On 1/8/24 09:53, Kirill A. Korinsky wrote:
On 8. Jan 2024, at 15:50, Perry E. Metzger <pe...@piermont.com> wrote:
I'd like to float the idea that we create a fork of the MacPorts repository
that is devoted to operating systems and hardware that is more than (say) a
decade old, and that we allow the people who are interested in maintaining that
software to freely work on it.
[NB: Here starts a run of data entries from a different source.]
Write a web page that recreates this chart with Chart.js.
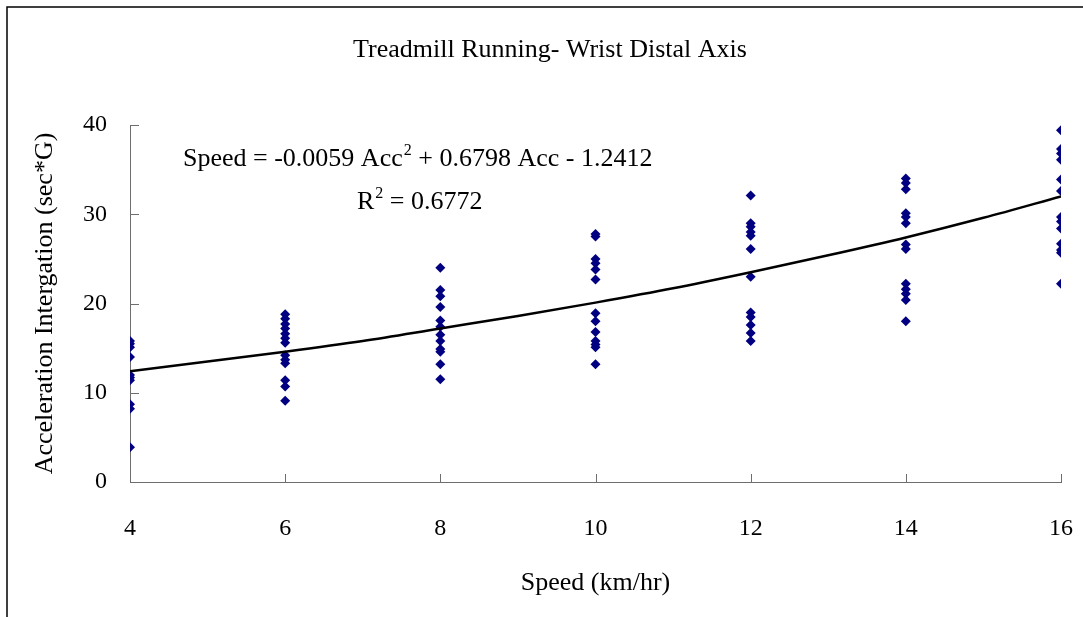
<!DOCTYPE html>
<html>
<head>
<meta charset="utf-8">
<title>Treadmill Running- Wrist Distal Axis</title>
<script src="https://cdn.jsdelivr.net/npm/chart.js@4/dist/chart.umd.min.js"></script>
<style>
  html, body { margin: 0; padding: 0; background: #fff; overflow: hidden; }
  #grafico { display: block; }
</style>
</head>
<body>
<canvas id="grafico" width="1083" height="617"></canvas>
<script>
// Velocidades da esteira (km/h)
const velocidades = [4, 6, 8, 10, 12, 14, 16];

// Integral da aceleração medida em cada velocidade (sec*G)
const acc4 = [15.8, 15.5, 15.1, 14.0, 12.0, 11.7, 11.4, 8.7, 8.2, 3.9];
const acc6 = [18.8, 18.3, 17.7, 17.2, 16.6, 16.1, 15.6, 14.2, 13.7, 13.3, 11.4, 10.7, 9.1];
const acc8 = [24.0, 21.5, 20.8, 19.6, 18.1, 17.4, 16.5, 15.8, 14.9, 14.6, 13.2, 11.5];
const acc10 = [27.8, 27.5, 25.0, 24.5, 23.8, 22.7, 18.9, 18.0, 16.8, 15.8, 15.4, 15.1, 13.2];
const acc12 = [32.1, 29.0, 28.6, 28.0, 27.6, 26.1, 23.0, 19.0, 18.5, 17.6, 16.7, 15.8];
const acc14 = [34.0, 33.5, 32.8, 30.1, 29.7, 29.0, 26.6, 26.1, 22.2, 21.6, 21.1, 20.4, 18.0];
const acc16 = [39.4, 37.3, 36.8, 36.1, 33.9, 32.6, 29.7, 29.2, 28.4, 26.7, 26.0, 25.7, 22.2];
const medidas = [acc4, acc6, acc8, acc10, acc12, acc14, acc16];

// Linha de tendência (polinomial de 2a ordem)
const tendenciaVel = [4, 5, 6, 7, 8, 9, 10, 11, 12, 13, 14, 15, 16];
const tendenciaAcc = [12.4, 13.5, 14.6, 15.8, 17.2, 18.6, 20.1, 21.7, 23.5, 25.4, 27.4, 29.6, 32.0];

// Eixos
const ticksX = [4, 6, 8, 10, 12, 14, 16];
const ticksY = [0, 10, 20, 30, 40];

const titulo = 'Treadmill Running- Wrist Distal Axis';
const fonte = 'Liberation Serif, Times New Roman, serif';
const corEixo = '#6e6e6e';

// Monta os pontos do gráfico de dispersão
const pontos = [];
velocidades.forEach((v, i) => {
    medidas[i].forEach(a => pontos.push({ x: v, y: a }));
});

const linha = tendenciaVel.map((v, i) => ({ x: v, y: tendenciaAcc[i] }));

// Moldura externa, título, marcas de escala voltadas para dentro e equação
const pluginMoldura = {
    id: 'moldura',
    beforeDraw(chart) {
        const ctx = chart.ctx;
        ctx.save();
        ctx.fillStyle = '#fff';
        ctx.fillRect(0, 0, chart.width, chart.height);
        ctx.strokeStyle = '#000';
        ctx.lineWidth = 1.5;
        ctx.strokeRect(7, 7, chart.width + 50, chart.height + 50);

        ctx.fillStyle = '#000';
        ctx.font = '26px ' + fonte;
        ctx.textAlign = 'center';
        ctx.textBaseline = 'middle';
        ctx.fillText(titulo, 550, 50);
        ctx.restore();
    },
    afterDatasetsDraw(chart) {
        const ctx = chart.ctx;
        const { left, bottom } = chart.chartArea;
        const sx = chart.scales.x;
        const sy = chart.scales.y;
        ctx.save();
        ctx.strokeStyle = corEixo;
        ctx.lineWidth = 1;
        ctx.beginPath();
        ticksY.forEach(t => {
            const py = Math.round(sy.getPixelForValue(t)) + 0.5;
            ctx.moveTo(left, py);
            ctx.lineTo(left + 9, py);
        });
        ticksX.forEach(t => {
            const px = Math.round(sx.getPixelForValue(t)) + 0.5;
            ctx.moveTo(px, bottom);
            ctx.lineTo(px, bottom - 8);
        });
        ctx.stroke();

        // Equação e R² da tendência
        ctx.fillStyle = '#000';
        ctx.textBaseline = 'alphabetic';
        ctx.font = '26px ' + fonte;
        let x = 183;
        const y1 = 166;
        const partes = ['Speed = -0.0059 Acc', '2', ' + 0.6798 Acc - 1.2412'];
        partes.forEach((p, i) => {
            if (i === 1) {
                ctx.font = '16px ' + fonte;
                ctx.fillText(p, x + 1, y1 - 11);
                x += ctx.measureText(p).width + 1;
                ctx.font = '26px ' + fonte;
            } else {
                ctx.fillText(p, x, y1);
                x += ctx.measureText(p).width;
            }
        });
        const y2 = 209;
        x = 357;
        ctx.fillText('R', x, y2);
        x += ctx.measureText('R').width;
        ctx.font = '16px ' + fonte;
        ctx.fillText('2', x + 1, y2 - 11);
        x += ctx.measureText('2').width + 1;
        ctx.font = '26px ' + fonte;
        ctx.fillText(' = 0.6772', x, y2);
        ctx.restore();
    }
};

const config = {
    type: 'scatter',
    data: {
        datasets: [
            {
                type: 'line',
                data: linha,
                borderColor: '#000',
                borderWidth: 2.5,
                pointRadius: 0,
                cubicInterpolationMode: 'monotone',
                fill: false,
                order: 0
            },
            {
                data: pontos,
                pointStyle: 'rectRot',
                pointRadius: 5,
                backgroundColor: '#000080',
                borderColor: '#000080',
                borderWidth: 0,
                order: 1
            }
        ]
    },
    options: {
        responsive: false,
        animation: false,
        layout: { padding: { left: 0, right: 22, top: 125, bottom: 0 } },
        plugins: {
            legend: { display: false },
            tooltip: { enabled: false },
            title: { display: false }
        },
        scales: {
            x: {
                type: 'linear',
                min: 4,
                max: 16,
                afterFit: s => {
                    s.height = 135;
                    s.paddingLeft = 0;
                    s.paddingRight = 0;
                },
                afterBuildTicks: s => { s.ticks = ticksX.map(v => ({ value: v })); },
                grid: { display: true, drawOnChartArea: false, drawTicks: false },
                border: { display: true, color: corEixo, width: 1 },
                ticks: {
                    padding: 32,
                    color: '#000',
                    font: { family: fonte, size: 24 }
                },
                title: {
                    display: true,
                    text: 'Speed (km/hr)',
                    color: '#000',
                    font: { family: fonte, size: 26 },
                    padding: { top: 0, bottom: 18.4 }
                }
            },
            y: {
                type: 'linear',
                min: 0,
                max: 40,
                afterFit: s => {
                    s.width = 130;
                    s.paddingTop = 0;
                    s.paddingBottom = 0;
                },
                afterBuildTicks: s => { s.ticks = ticksY.map(v => ({ value: v })); },
                grid: { display: true, drawOnChartArea: false, drawTicks: false },
                border: { display: true, color: corEixo, width: 1 },
                ticks: {
                    padding: 23,
                    color: '#000',
                    font: { family: fonte, size: 24 }
                },
                title: {
                    display: true,
                    text: 'Acceleration Intergation (sec*G)',
                    color: '#000',
                    font: { family: fonte, size: 26 },
                    padding: { top: 29.4, bottom: 0 }
                }
            }
        }
    },
    plugins: [pluginMoldura]
};

window.onload = function() {
    const ctx = document.getElementById('grafico').getContext('2d');
    new Chart(ctx, config);
};
</script>
</body>
</html>
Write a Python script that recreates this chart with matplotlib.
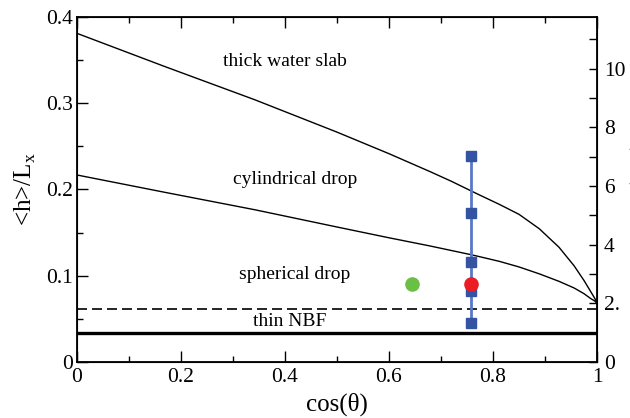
import matplotlib
matplotlib.use("Agg")
import matplotlib.pyplot as plt
from matplotlib.ticker import MultipleLocator, FixedLocator, FixedFormatter

plt.rcParams['font.family'] = ['Liberation Serif', 'DejaVu Serif']

# boundary curves (cos(theta), <h>/Lx)
slab_x = [0.0, 0.169, 0.342, 0.5, 0.6, 0.679, 0.72, 0.757, 0.7735, 0.812, 0.850,
          0.889, 0.927, 0.956, 0.975, 0.988, 0.996, 1.0]
slab_y = [0.381, 0.3425, 0.304, 0.2665, 0.2415, 0.2207, 0.2095, 0.1986, 0.1938, 0.1828,
          0.1712, 0.1545, 0.133, 0.1115, 0.0945, 0.0815, 0.0735, 0.068]

cyl_x = [0.0, 0.169, 0.342, 0.5, 0.6, 0.679, 0.757, 0.7735, 0.812, 0.850, 0.889,
         0.927, 0.956, 0.975, 0.988, 0.996, 1.0]
cyl_y = [0.2168, 0.1967, 0.1765, 0.1565, 0.144, 0.1345, 0.1245, 0.1222, 0.1167,
         0.1102, 0.1022, 0.0935, 0.0858, 0.0792, 0.0735, 0.0706, 0.068]

sphere_limit = 0.0614   # dashed line
nbf_limit = 0.034       # thick solid line

# simulation points
blue_x = [0.757, 0.757, 0.757, 0.757, 0.757]
blue_y = [0.0449, 0.0827, 0.1156, 0.1724, 0.239]
red_x, red_y = [0.757], [0.090]
green_x, green_y = [0.644], [0.090]

region_labels = ['thick water slab', 'cylindrical drop', 'spherical drop', 'thin NBF']
region_pos = [(0.40, 0.3478), (0.42, 0.211), (0.418, 0.1009), (0.409, 0.0464)]

x_ticks = [0, 0.2, 0.4, 0.6, 0.8, 1.0]
x_ticklabels = ['0', '0.2', '0.4', '0.6', '0.8', '1']
y_ticks = [0, 0.1, 0.2, 0.3, 0.4]
y_ticklabels = ['0', '0.1', '0.2', '0.3', '0.4']
r_ticks = [0, 2, 4, 6, 8, 10]
r_ticklabels = ['0', '2.', '4', '6', '8', '10']

fig = plt.figure(figsize=(6.3, 4.18), dpi=100)
ax = fig.add_axes([0.1222, 0.134, 0.8254, 0.8254])

ax.plot(slab_x, slab_y, color='black', lw=1.0)
ax.plot(cyl_x, cyl_y, color='black', lw=1.0)
ax.axhline(sphere_limit, color='black', lw=1.2, dashes=(6, 3))
ax.axhline(nbf_limit, color='black', lw=2.4)

ax.plot(blue_x, blue_y, '-', color='#5a78c8', lw=2.0, zorder=3)
ax.plot(blue_x, blue_y, 's', color='#3453a3', ms=7.5, zorder=4)
ax.plot(red_x, red_y, 'o', color='#ec1c24', ms=9.5, zorder=5)
ax.plot(green_x, green_y, 'o', color='#6abf45', ms=9.5, zorder=5)

for label, (tx, ty) in zip(region_labels, region_pos):
    ax.text(tx, ty, label, fontsize=14, ha='center', va='center')

ax.set_xlim(0, 1)
ax.set_ylim(0, 0.4)
ax.xaxis.set_major_locator(FixedLocator(x_ticks))
ax.xaxis.set_major_formatter(FixedFormatter(x_ticklabels))
ax.xaxis.set_minor_locator(MultipleLocator(0.1))
ax.yaxis.set_major_locator(FixedLocator(y_ticks))
ax.yaxis.set_major_formatter(FixedFormatter(y_ticklabels))
ax.yaxis.set_minor_locator(MultipleLocator(0.05))
ax.tick_params(which='both', direction='in', top=True, right=False, labelsize=15.5, width=1.0)
ax.tick_params(which='major', length=8)
ax.tick_params(which='minor', length=4.5)
ax.tick_params(axis='x', pad=4)
ax.tick_params(axis='y', pad=3)
for sp in ax.spines.values():
    sp.set_linewidth(1.3)

ax.set_xlabel('cos(\u03b8)', fontsize=18, labelpad=4)
ax.set_ylabel('<h>/L$_\\mathregular{x}$', fontsize=18, labelpad=6)

# right axis, its label runs off the right edge as in the original
ax2 = ax.twinx()
ax2.set_ylim(0, 11.76)
ax2.yaxis.set_major_locator(FixedLocator(r_ticks))
ax2.yaxis.set_major_formatter(FixedFormatter(r_ticklabels))
ax2.yaxis.set_minor_locator(MultipleLocator(1))
ax2.tick_params(which='both', direction='in', labelsize=15.5, length=6, width=1.0, pad=5)
ax2.set_ylabel('<h> (nm)', fontsize=18, labelpad=4)

fig.savefig('out.png', dpi=100)
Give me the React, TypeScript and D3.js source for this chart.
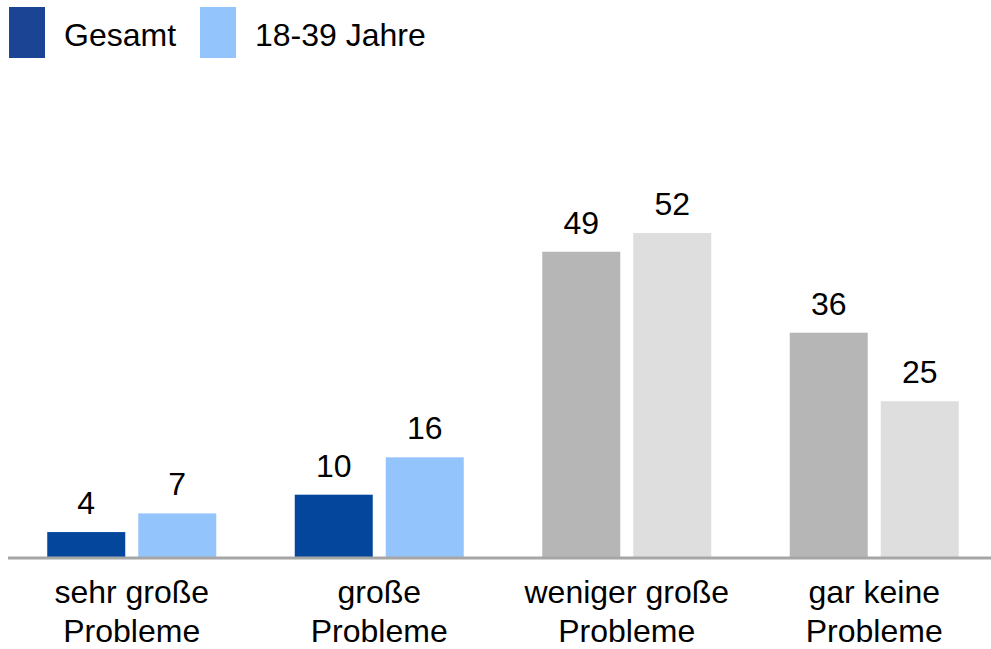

It doesn't hurt the rest of us after all, and it
absolves us of the need to keep the main MacPorts repository complicated by
patches to support very old systems.
How do you see the way to backport changes from upstream MacPorts to legacy
MacPorts?
at some point automatical merge would be broken on conflicts, and I assume
quite fast.
I don't think there should be overly much in the way of trouble if
legacy reasonably disciplined about frequently applying commits from
upstream to legacy. If it's done often, then one doesn't risk falling
far behind and having a giant mess to clean up. Someone would probably
want to write something to semi-automate it based on a CI for legacy
systems. Such work would be beyond the scope of the main project of
course, but it would also make life easier for the people interested in
legacy. It might even be possible to create some override mechanisms to
parse in / "#include" a "legacy" portfile in with the upstream
maintained portfile to reduce file diffs in legacy.